The records are from the archdeaconry of York, which covers the City of York and roughly 20 miles around. They feature famous families from York’s history, such as the Fawkes and Clitherow families, along with members of York’s chocolate dynasties - Rowntree, Craven and Terry. 


They also include documents belonging to some historic York residents with unusual names, such as Joanne Porridge, Pentecost son of Bentecost, Crumpton Hellson, Ishmael Fish, Phineas Butter and Theophilious Sealbut; along with a marriage certificate belonging to a Mr Duck and Miss Peacock. 

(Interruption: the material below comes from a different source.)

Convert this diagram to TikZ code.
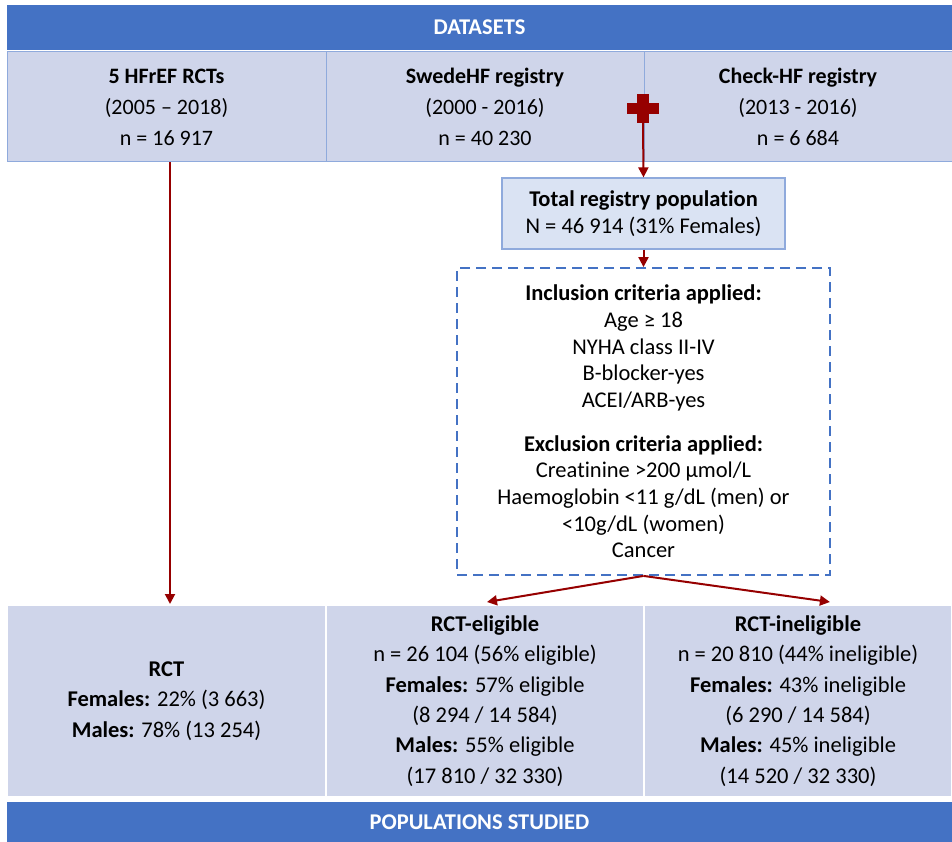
\documentclass[tikz,border=0pt]{standalone}
\usepackage{fontspec}
\setmainfont{Carlito}[Ligatures=NoCommon]
\usetikzlibrary{arrows.meta,positioning,calc}
\definecolor{hdrblue}{HTML}{4472C4}
\definecolor{cellblue}{HTML}{CFD5EA}
\definecolor{boxblue}{HTML}{DAE3F3}
\definecolor{lineblue}{HTML}{8FAADC}
\definecolor{darkred}{RGB}{150,0,0}
\tikzset{
  band/.style={fill=hdrblue, draw=none, inner sep=0pt, text=white, font=\fontsize{22.5}{26}\selectfont\bfseries},
  topcell/.style={fill=cellblue, draw=lineblue, line width=1pt, inner sep=0pt, align=center,
    font=\fontsize{22}{31}\selectfont},
  botcell/.style={fill=cellblue, draw=white, line width=2pt, inner sep=0pt, align=center,
    font=\fontsize{22.5}{30.4}\selectfont},
  totalbox/.style={fill=boxblue, draw=lineblue, line width=1.2pt, inner sep=0pt, align=center,
    font=\fontsize{22.5}{27}\selectfont},
  critbox/.style={draw=hdrblue, line width=1.8pt, dash pattern=on 10pt off 6pt, inner sep=0pt, align=center,
    font=\fontsize{22.5}{26.6}\selectfont},
  flow/.style={draw=darkred, line width=2pt, -{Triangle[length=10pt,width=10pt]}},
}
\begin{document}
\begin{tikzpicture}[x=1pt,y=-1pt]
\useasboundingbox (0,0) rectangle (952,842);
% header band
\node[band, minimum width=945pt, minimum height=45pt] (hdr) at (479.5,27.5) {DATASETS};
% datasets row
\node[topcell, minimum width=319pt, minimum height=110pt] (d1) at (166.5,107)
  {\textbf{5 HFrEF RCTs}\\(2005 – 2018)\\n = 16 917};
\node[topcell, minimum width=318pt, minimum height=110pt] (d2) at (485,107)
  {\textbf{SwedeHF registry}\\(2000 - 2016)\\n = 40 230};
\node[topcell, minimum width=308pt, minimum height=110pt] (d3) at (798,107)
  {\textbf{Check-HF registry}\\(2013 - 2016)\\n = 6 684};
% red cross
\node[fill=darkred, minimum width=12pt, minimum height=29pt, inner sep=0pt] (crossv) at (643,108.5) {};
\node[fill=darkred, minimum width=32pt, minimum height=11pt, inner sep=0pt] (cross) at (643,108.5) {};
% total registry
\node[totalbox, minimum width=283pt, minimum height=71pt] (total) at (643.5,213.5)
  {\textbf{Total registry population}\\N = 46 914 (31\% Females)};
% criteria
\node[critbox, minimum width=373pt, minimum height=307pt] (crit) at (643.5,421.5)
  {\textbf{Inclusion criteria applied:}\\Age ≥ 18\\NYHA class II-IV\\B-blocker-yes\\ACEI/ARB-yes\\[17.4pt]
   \textbf{Exclusion criteria applied:}\\Creatinine >200 µmol/L\\Haemoglobin <11 g/dL (men) or\\<10g/dL (women)\\Cancer};
% populations row
\node[botcell, minimum width=319pt, minimum height=192pt] (p1) at (166.5,701)
  {\textbf{RCT}\\\textbf{Females:} 22\% (3 663)\\\textbf{Males:} 78\% (13 254)};
\node[botcell, minimum width=318pt, minimum height=192pt] (p2) at (485,701)
  {\textbf{RCT-eligible}\\n = 26 104 (56\% eligible)\\\textbf{Females:} 57\% eligible\\(8 294 / 14 584)\\\textbf{Males:} 55\% eligible\\(17 810 / 32 330)};
\node[botcell, minimum width=308pt, minimum height=192pt] (p3) at (798,701)
  {\textbf{RCT-ineligible}\\n = 20 810 (44\% ineligible)\\\textbf{Females:} 43\% ineligible\\(6 290 / 14 584)\\\textbf{Males:} 45\% ineligible\\(14 520 / 32 330)};
% footer band
\node[band, minimum width=945pt, minimum height=40pt] (ftr) at (479.5,822) {POPULATIONS STUDIED};
% connectors
\coordinate (lstart) at ([xshift=3.5pt]d1.south);
\draw[flow] (lstart) -- (lstart |- p1.north);
\draw[flow] (crossv.south) -- (total.north);
\draw[flow] (total.south) -- (crit.north);
\coordinate (ltip) at ([xshift=2pt,yshift=2pt]p2.north);
\coordinate (rtip) at ([xshift=-1pt,yshift=2pt]crit.east |- p3.north);
\draw[flow] (crit.south) -- (ltip);
\draw[flow] (crit.south) -- (rtip);
\end{tikzpicture}
\end{document}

Gary Brannan, Keeper of the Archives and Research Collections at the Borthwick Institute for Archives, said: “Records from all registers have been newly digitised, and, when added to others already available online, they go some way to making the whole of Yorkshire’s genealogy accessible remotely.

“We currently have around 30,000 people from more than 140 countries coming to our catalogue each year and wanting to do research. The vast majority of people can’t come to York directly so this partnership makes these important historical documents globally available. 

“People have a huge desire to trace their roots and the discoveries people can make can be intensely personal and profoundly moving.  Individuals living around the world are always really and rightly proud to discover they have roots in Yorkshire!” 


Some of the records offer unique insights into the past, such as the Dade registers that were in use in Yorkshire between 1777-1812. These contained a level of detail that was unusual at the time, from recording information such as a small genealogy of a person at their baptism, or details of their cause of death such as “old age” or “King’s evil” (a kind of Tuberculosis) in a burial register. 

Gary added: “These records are really quite unique as they are incredibly well kept and cover a long time span in a dense city with a community that is always growing and changing. 

“Dade registers are particularly interesting and are special kinds of records that can only be found in the set we are releasing. There is so much to discover in any parish register in the extra details they include such as comments on the local weather, local people and local events.”


The records will be free to discover onsite at the Borthwick Institute for Archives or can be accessed remotely via a subscription to 

Income generated by the partnership will be used to develop and support the Borthwick’s activities, enabling the University to make more records accessible to the global community through new access projects, extra staffing and updated equipment.